═══ COLLECTED DATA
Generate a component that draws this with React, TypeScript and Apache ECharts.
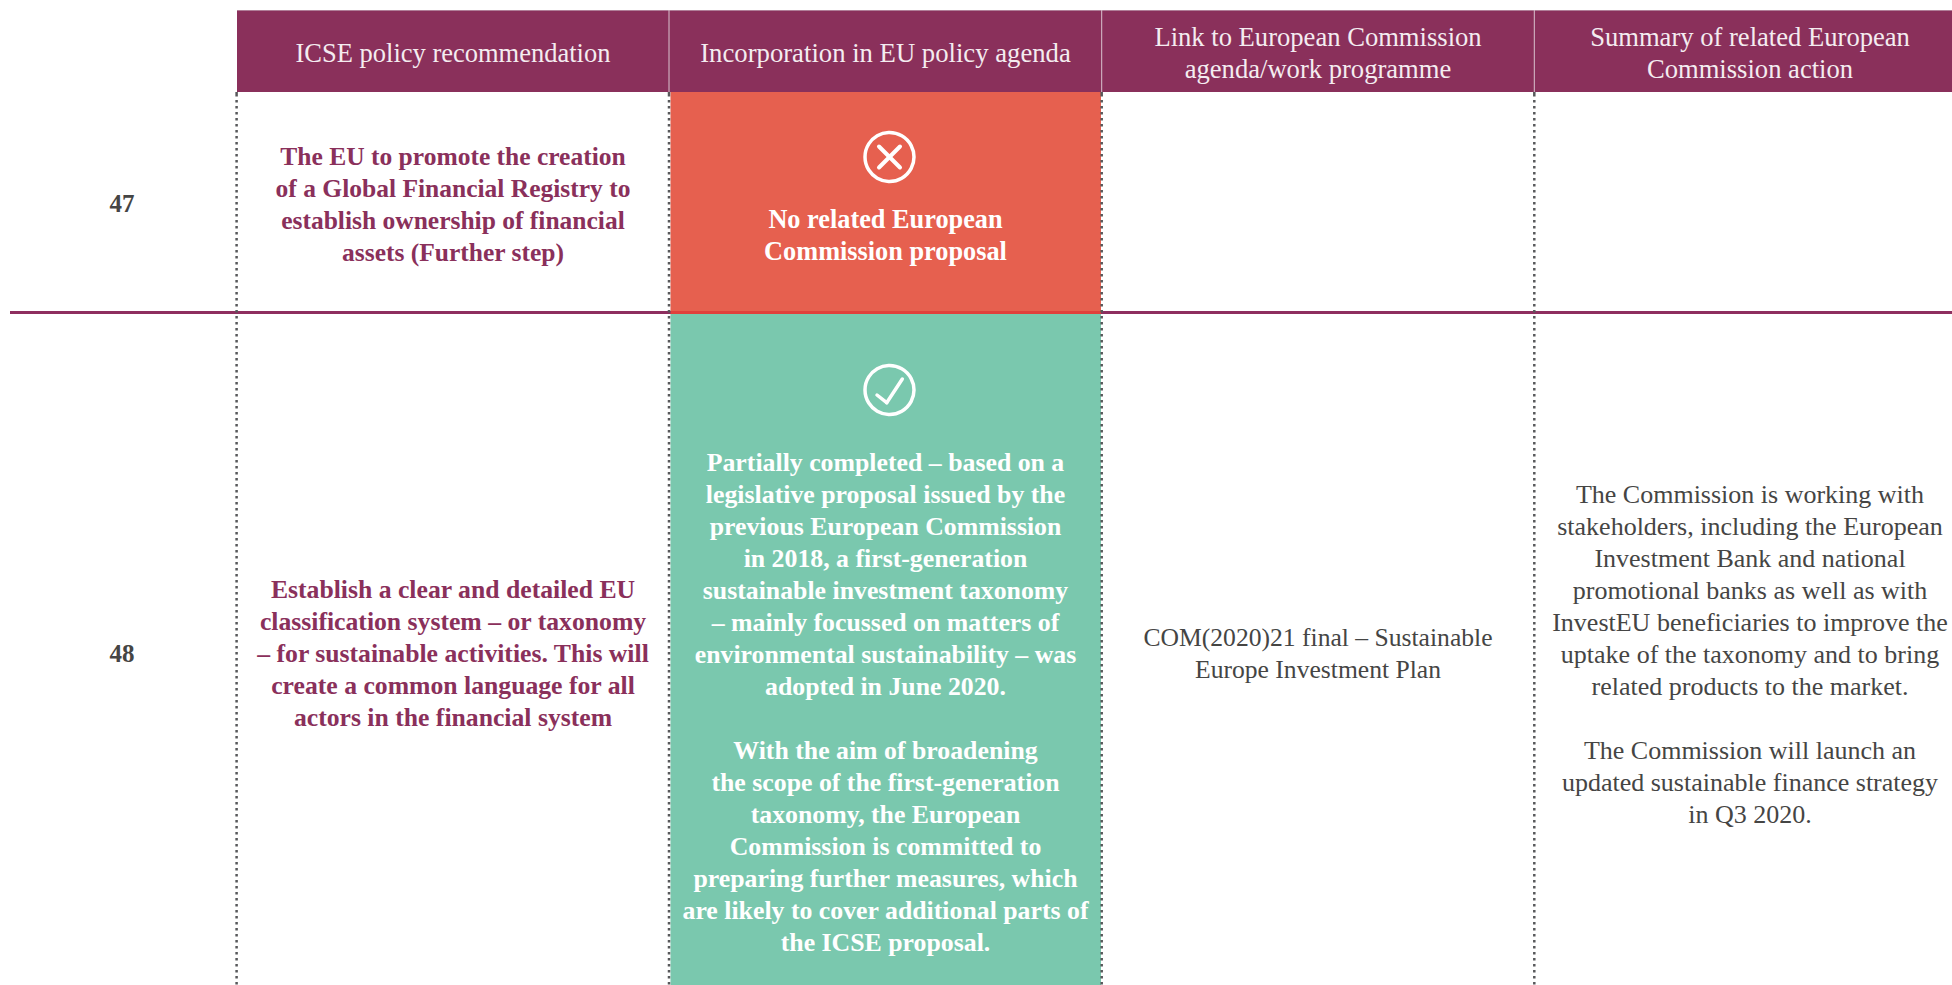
import React, { useEffect, useRef } from "react";
import * as echarts from "echarts";

const headerTitles = [
  ["ICSE policy recommendation"],
  ["Incorporation in EU policy agenda"],
  ["Link to European Commission", "agenda/work programme"],
  ["Summary of related European", "Commission action"],
];
const rowNumbers = ["47", "48"];
const rec47 = [
  "The EU to promote the creation",
  "of a Global Financial Registry to",
  "establish ownership of financial",
  "assets (Further step)",
];
const status47 = ["No related European", "Commission proposal"];
const rec48 = [
  "Establish a clear and detailed EU",
  "classification system – or taxonomy",
  "– for sustainable activities. This will",
  "create a common language for all",
  "actors in the financial system",
];
const status48a = [
  "Partially completed – based on a",
  "legislative proposal issued by the",
  "previous European Commission",
  "in 2018, a first-generation",
  "sustainable investment taxonomy",
  "– mainly focussed on matters of",
  "environmental sustainability – was",
  "adopted in June 2020.",
];
const status48b = [
  "With the aim of broadening",
  "the scope of the first-generation",
  "taxonomy, the European",
  "Commission is committed to",
  "preparing further measures, which",
  "are likely to cover additional parts of",
  "the ICSE proposal.",
];
const link48 = ["COM(2020)21 final – Sustainable", "Europe Investment Plan"];
const summary48a = [
  "The Commission is working with",
  "stakeholders, including the European",
  "Investment Bank and national",
  "promotional banks as well as with",
  "InvestEU beneficiaries to improve the",
  "uptake of the taxonomy and to bring",
  "related products to the market.",
];
const summary48b = [
  "The Commission will launch an",
  "updated sustainable finance strategy",
  "in Q3 2020.",
];

const FONT = '"Liberation Serif", serif';
const PLUM = "#8a305b";
const DARK = "#454544";
const WHITE = "#ffffff";
const LH = 32;

function block(lines: string[], cx: number, firstY: number, fill: string, size: number, bold: boolean) {
  return lines.map((t, i) => ({
    type: "text",
    x: cx,
    y: firstY + i * LH,
    silent: true,
    style: {
      text: t,
      x: 0,
      y: 0,
      fill,
      font: `${bold ? "bold " : ""}${size}px ${FONT}`,
      textAlign: "center",
      textVerticalAlign: "middle",
    },
  }));
}

function dotted(x: number, y1: number, y2: number) {
  return {
    type: "line",
    silent: true,
    shape: { x1: x, y1, x2: x, y2 },
    style: { stroke: "#58595b", lineWidth: 2.5, lineDash: [2.5, 3.5] },
  };
}

function vline(x: number, y1: number, y2: number, stroke: string, lineWidth: number) {
  return { type: "line", silent: true, shape: { x1: x, y1, x2: x, y2 }, style: { stroke, lineWidth } };
}
function seg(x1: number, y1: number, x2: number, y2: number, lineWidth: number) {
  return {
    type: "line",
    silent: true,
    shape: { x1, y1, x2, y2 },
    style: { stroke: WHITE, lineWidth, lineCap: "round" },
  };
}
function ring(cx: number, cy: number) {
  return {
    type: "circle",
    silent: true,
    shape: { cx, cy, r: 24.5 },
    style: { fill: "transparent", stroke: WHITE, lineWidth: 3.5 },
  };
}

export default function App() {
  const ref = useRef<HTMLDivElement>(null);
  useEffect(() => {
    const chart = echarts.init(ref.current!, null, { renderer: "svg" });
    const colX = [236.6, 669, 1101.7, 1534.3];
    const centers = [453, 885.5, 1318, 1750];
    const elements: any[] = [
      { type: "rect", silent: true, shape: { x: 237, y: 10, width: 1715, height: 82 }, style: { fill: PLUM } },
      { type: "rect", silent: true, shape: { x: 237, y: 10, width: 1715, height: 1 }, style: { fill: "#b07e98" } },
      { type: "rect", silent: true, shape: { x: 670.5, y: 92, width: 430.5, height: 220 }, style: { fill: "#e6604f" } },
      { type: "rect", silent: true, shape: { x: 670.5, y: 314, width: 430.5, height: 671 }, style: { fill: "#7ac8ae" } },
      { type: "rect", silent: true, shape: { x: 10, y: 311, width: 1942, height: 3 }, style: { fill: "#8e2f5f" } },
      { type: "rect", silent: true, shape: { x: 670.5, y: 311, width: 430.5, height: 3 }, style: { fill: "#e0403c" } },
    ];
    colX.slice(1).forEach((x) => elements.push(vline(x, 10, 92, "#d9c3cf", 1)));
    colX.forEach((x) => {
      elements.push(vline(x, 92, 94, "#58595b", 2.5));
      elements.push(dotted(x, 100, 985));
      elements.push(vline(x, 94, 96.5, "#58595b", 2.5));
    });

    const headerSizes = [26.5, 26.7, 26.6, 26.6];
    headerTitles.forEach((lines, i) => {
      const first = lines.length === 1 ? 53 : 37;
      elements.push(...block(lines, centers[i], first, "#f4ecf0", headerSizes[i], false));
    });
    elements.push(...block([rowNumbers[0]], 122, 203, DARK, 25, true));
    elements.push(...block([rowNumbers[1]], 122, 653, DARK, 25, true));
    elements.push(...block(rec47, 453, 156, PLUM, 25.5, true));
    elements.push(...block(status47, 885.5, 219, WHITE, 26.3, true));
    elements.push(...block(rec48, 453, 589, PLUM, 25.7, true));
    elements.push(...block(status48a, 885.5, 462, WHITE, 25.8, true));
    elements.push(...block(status48b, 885.5, 750, WHITE, 25.8, true));
    elements.push(...block(link48, 1318, 637.5, DARK, 25.6, false));
    elements.push(...block(summary48a, 1750, 494, DARK, 26, false));
    elements.push(...block(summary48b, 1750, 750, DARK, 26, false));

    elements.push(ring(889.5, 157), seg(879, 146.5, 900, 167.5, 4), seg(900, 146.5, 879, 167.5, 4));
    elements.push(ring(889.5, 390), seg(877, 395, 886.7, 402.7, 3.5), seg(886.7, 402.7, 902.3, 379, 3.5));

    chart.setOption({ animation: false, backgroundColor: "#ffffff", graphic: { elements } });
    return () => chart.dispose();
  }, []);
  return <div ref={ref} style={{ position: "absolute", left: 0, top: 0, width: 1952, height: 985 }} />;
}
══════
Write out exactly the opening lines of the data, stopping after the line that holds "import * as". Exclude pictures.

Generate a component that draws this with React, TypeScript and Apache ECharts.
import React, { useEffect, useRef } from "react";
import * as echarts from "echarts";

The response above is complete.